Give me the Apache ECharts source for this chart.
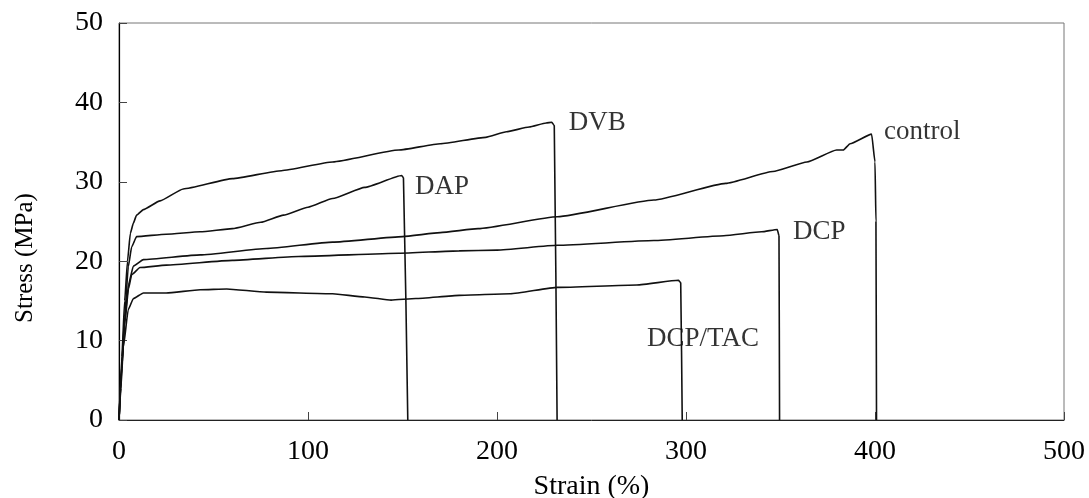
<!DOCTYPE html>
<html>
<head>
<meta charset="utf-8">
<script src="https://cdn.jsdelivr.net/npm/echarts@6/dist/echarts.min.js"></script>
<style>
  html, body { margin: 0; padding: 0; background: #fff; }
  #chart { width: 1089px; height: 498px; }
</style>
</head>
<body>
<div id="chart"></div>
<script>
// stress-strain curves, [strain %, stress MPa]
const control = [[0,0],[1.5,7],[3,12.5],[5,17],[7.6,19.4],[12.9,20.2],[43,20.8],[78,21.6],[113,22.4],[150,23.1],[170,23.6],[190,24.1],[232,25.6],[283,27.7],[321,29.8],[346,31.3],[364,32.5],[379.7,34.0],[383.2,34.0],[386.8,34.8],[398.2,36.0],[400,32.5],[400.5,25],[400.8,0]];
const dvb = [[0,0],[1.5,8],[3,15],[4.5,20],[6,23.5],[7.6,24.8],[9.3,25.8],[12.9,26.5],[21.7,27.6],[34,29.1],[60,30.4],[86,31.4],[113,32.5],[148,34.0],[170,34.8],[194,35.6],[205,36.3],[217,36.9],[226,37.4],[229,37.5],[230.3,37.1],[231.8,0]];
const dap = [[0,0],[1.5,7],[3,13],[4.9,19.3],[6.7,21.8],[9.3,23.1],[25,23.4],[43,23.7],[60,24.1],[75,24.9],[87,25.8],[100,26.8],[113,27.9],[130,29.3],[149.6,30.8],[150.5,30.5],[152.8,0]];
const dcp = [[0,0],[1.5,6.5],[3,12],[5,16.5],[6.7,18.3],[11.1,19.2],[25,19.5],[60,20.1],[95,20.6],[148,21.0],[180,21.3],[200,21.4],[232,22.0],[283,22.6],[320,23.2],[340,23.7],[348.3,24.0],[349.2,23.2],[349.5,0]];
const dcpTac = [[0,0],[1,4],[2.3,9.2],[4.9,13.9],[7.6,15.3],[12.9,16.0],[25,16.0],[43,16.4],[57,16.5],[78,16.1],[113,15.9],[130,15.5],[144,15.1],[157,15.3],[180,15.7],[207,15.9],[232,16.7],[274,17.0],[296,17.6],[297.2,17.3],[298,0]];

// curve labels: text, strain, stress (left-middle anchor)
const curveLabels = [
  ["DVB", 238, 37.4],
  ["DAP", 156.6, 29.3],
  ["control", 404.8, 36.3],
  ["DCP", 356.6, 23.7],
  ["DCP/TAC", 279.4, 10.2]
];

const xTicks = [0, 100, 200, 300, 400, 500];
const yTicks = [0, 10, 20, 30, 40, 50];

const serif = "'Liberation Serif', 'Times New Roman', serif";

let myChart = echarts.init(document.getElementById("chart"));

function curve(name, data) {
  return {
    name: name,
    type: "line",
    data: data,
    showSymbol: false,
    smooth: 0.15,
    smoothMonotone: "x",
    lineStyle: { color: "#111", width: 1.6 },
    animation: false
  };
}

let option = {
  backgroundColor: "#fff",
  animation: false,
  grid: {
    left: 119,
    right: 25,
    top: 23,
    bottom: 78,
    outerBoundsMode: "none",
    containLabel: false,
    show: true,
    borderColor: "#777",
    borderWidth: 1
  },
  xAxis: {
    type: "value",
    min: xTicks[0],
    max: xTicks[xTicks.length - 1],
    interval: 100,
    name: "Strain (%)",
    nameLocation: "middle",
    nameGap: 53,
    nameTextStyle: { fontFamily: serif, fontSize: 28, color: "#000" },
    axisLine: { lineStyle: { color: "#222", width: 1 } },
    axisTick: { inside: true, length: 8, lineStyle: { color: "#444" } },
    axisLabel: { fontFamily: serif, fontSize: 28, color: "#000", margin: 18 },
    splitLine: { show: false }
  },
  yAxis: {
    type: "value",
    min: yTicks[0],
    max: yTicks[yTicks.length - 1],
    interval: 10,
    axisLine: { show: true, lineStyle: { color: "#000", width: 1.2 } },
    axisTick: { show: true, inside: true, length: 8, lineStyle: { color: "#444" } },
    axisLabel: { fontFamily: serif, fontSize: 28, color: "#000", margin: 16 },
    splitLine: { show: false }
  },
  graphic: [
    {
      type: "text",
      x: 25,
      y: 258,
      rotation: Math.PI / 2,
      style: {
        text: "Stress (MPa)",
        font: "25px " + serif,
        fill: "#000",
        align: "center",
        verticalAlign: "middle"
      }
    }
  ],
  series: [
    curve("control", control),
    curve("DVB", dvb),
    curve("DAP", dap),
    curve("DCP", dcp),
    curve("DCP/TAC", dcpTac),
    {
      type: "scatter",
      symbolSize: 0,
      silent: true,
      data: curveLabels.map(function (l) { return { name: l[0], value: [l[1], l[2]] }; }),
      label: {
        show: true,
        position: "right",
        distance: 0,
        formatter: "{b}",
        fontFamily: serif,
        fontSize: 27,
        color: "#000"
      },
      animation: false
    }
  ]
};

if (option && typeof option === "object") myChart.setOption(option);
window.addEventListener("resize", function () {
  myChart.resize();
});
</script>
</body>
</html>
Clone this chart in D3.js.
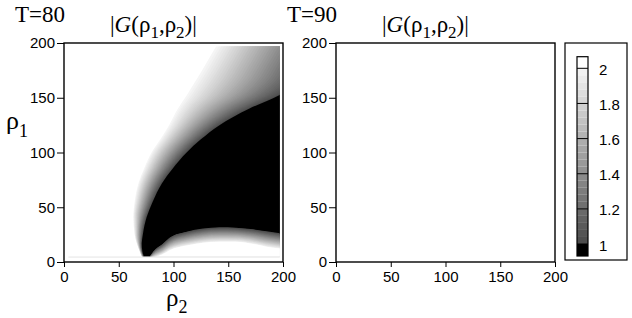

▸ Exercise prompt:
Pictures are not part of the copy; output everything else in the records exactly.

▸ Worked answer:
Give me the Apache ECharts source for this chart.
<!DOCTYPE html>
<html>
<head>
<meta charset="utf-8">
<script src="https://cdn.jsdelivr.net/npm/echarts@6/dist/echarts.min.js"></script>
<style>
  html, body { margin: 0; padding: 0; background: #fff; }
  #chart { width: 1089px; height: 498px; }
</style>
</head>
<body>
<div id="chart"></div>
<script>
// stress-strain curves, [strain %, stress MPa]
const control = [[0,0],[1.5,7],[3,12.5],[5,17],[7.6,19.4],[12.9,20.2],[43,20.8],[78,21.6],[113,22.4],[150,23.1],[170,23.6],[190,24.1],[232,25.6],[283,27.7],[321,29.8],[346,31.3],[364,32.5],[379.7,34.0],[383.2,34.0],[386.8,34.8],[398.2,36.0],[400,32.5],[400.5,25],[400.8,0]];
const dvb = [[0,0],[1.5,8],[3,15],[4.5,20],[6,23.5],[7.6,24.8],[9.3,25.8],[12.9,26.5],[21.7,27.6],[34,29.1],[60,30.4],[86,31.4],[113,32.5],[148,34.0],[170,34.8],[194,35.6],[205,36.3],[217,36.9],[226,37.4],[229,37.5],[230.3,37.1],[231.8,0]];
const dap = [[0,0],[1.5,7],[3,13],[4.9,19.3],[6.7,21.8],[9.3,23.1],[25,23.4],[43,23.7],[60,24.1],[75,24.9],[87,25.8],[100,26.8],[113,27.9],[130,29.3],[149.6,30.8],[150.5,30.5],[152.8,0]];
const dcp = [[0,0],[1.5,6.5],[3,12],[5,16.5],[6.7,18.3],[11.1,19.2],[25,19.5],[60,20.1],[95,20.6],[148,21.0],[180,21.3],[200,21.4],[232,22.0],[283,22.6],[320,23.2],[340,23.7],[348.3,24.0],[349.2,23.2],[349.5,0]];
const dcpTac = [[0,0],[1,4],[2.3,9.2],[4.9,13.9],[7.6,15.3],[12.9,16.0],[25,16.0],[43,16.4],[57,16.5],[78,16.1],[113,15.9],[130,15.5],[144,15.1],[157,15.3],[180,15.7],[207,15.9],[232,16.7],[274,17.0],[296,17.6],[297.2,17.3],[298,0]];

// curve labels: text, strain, stress (left-middle anchor)
const curveLabels = [
  ["DVB", 238, 37.4],
  ["DAP", 156.6, 29.3],
  ["control", 404.8, 36.3],
  ["DCP", 356.6, 23.7],
  ["DCP/TAC", 279.4, 10.2]
];

const xTicks = [0, 100, 200, 300, 400, 500];
const yTicks = [0, 10, 20, 30, 40, 50];

const serif = "'Liberation Serif', 'Times New Roman', serif";

let myChart = echarts.init(document.getElementById("chart"));

function curve(name, data) {
  return {
    name: name,
    type: "line",
    data: data,
    showSymbol: false,
    smooth: 0.15,
    smoothMonotone: "x",
    lineStyle: { color: "#111", width: 1.6 },
    animation: false
  };
}

let option = {
  backgroundColor: "#fff",
  animation: false,
  grid: {
    left: 119,
    right: 25,
    top: 23,
    bottom: 78,
    outerBoundsMode: "none",
    containLabel: false,
    show: true,
    borderColor: "#777",
    borderWidth: 1
  },
  xAxis: {
    type: "value",
    min: xTicks[0],
    max: xTicks[xTicks.length - 1],
    interval: 100,
    name: "Strain (%)",
    nameLocation: "middle",
    nameGap: 53,
    nameTextStyle: { fontFamily: serif, fontSize: 28, color: "#000" },
    axisLine: { lineStyle: { color: "#222", width: 1 } },
    axisTick: { inside: true, length: 8, lineStyle: { color: "#444" } },
    axisLabel: { fontFamily: serif, fontSize: 28, color: "#000", margin: 18 },
    splitLine: { show: false }
  },
  yAxis: {
    type: "value",
    min: yTicks[0],
    max: yTicks[yTicks.length - 1],
    interval: 10,
    axisLine: { show: true, lineStyle: { color: "#000", width: 1.2 } },
    axisTick: { show: true, inside: true, length: 8, lineStyle: { color: "#444" } },
    axisLabel: { fontFamily: serif, fontSize: 28, color: "#000", margin: 16 },
    splitLine: { show: false }
  },
  graphic: [
    {
      type: "text",
      x: 25,
      y: 258,
      rotation: Math.PI / 2,
      style: {
        text: "Stress (MPa)",
        font: "25px " + serif,
        fill: "#000",
        align: "center",
        verticalAlign: "middle"
      }
    }
  ],
  series: [
    curve("control", control),
    curve("DVB", dvb),
    curve("DAP", dap),
    curve("DCP", dcp),
    curve("DCP/TAC", dcpTac),
    {
      type: "scatter",
      symbolSize: 0,
      silent: true,
      data: curveLabels.map(function (l) { return { name: l[0], value: [l[1], l[2]] }; }),
      label: {
        show: true,
        position: "right",
        distance: 0,
        formatter: "{b}",
        fontFamily: serif,
        fontSize: 27,
        color: "#000"
      },
      animation: false
    }
  ]
};

if (option && typeof option === "object") myChart.setOption(option);
window.addEventListener("resize", function () {
  myChart.resize();
});
</script>
</body>
</html>
Clone this chart in D3.js.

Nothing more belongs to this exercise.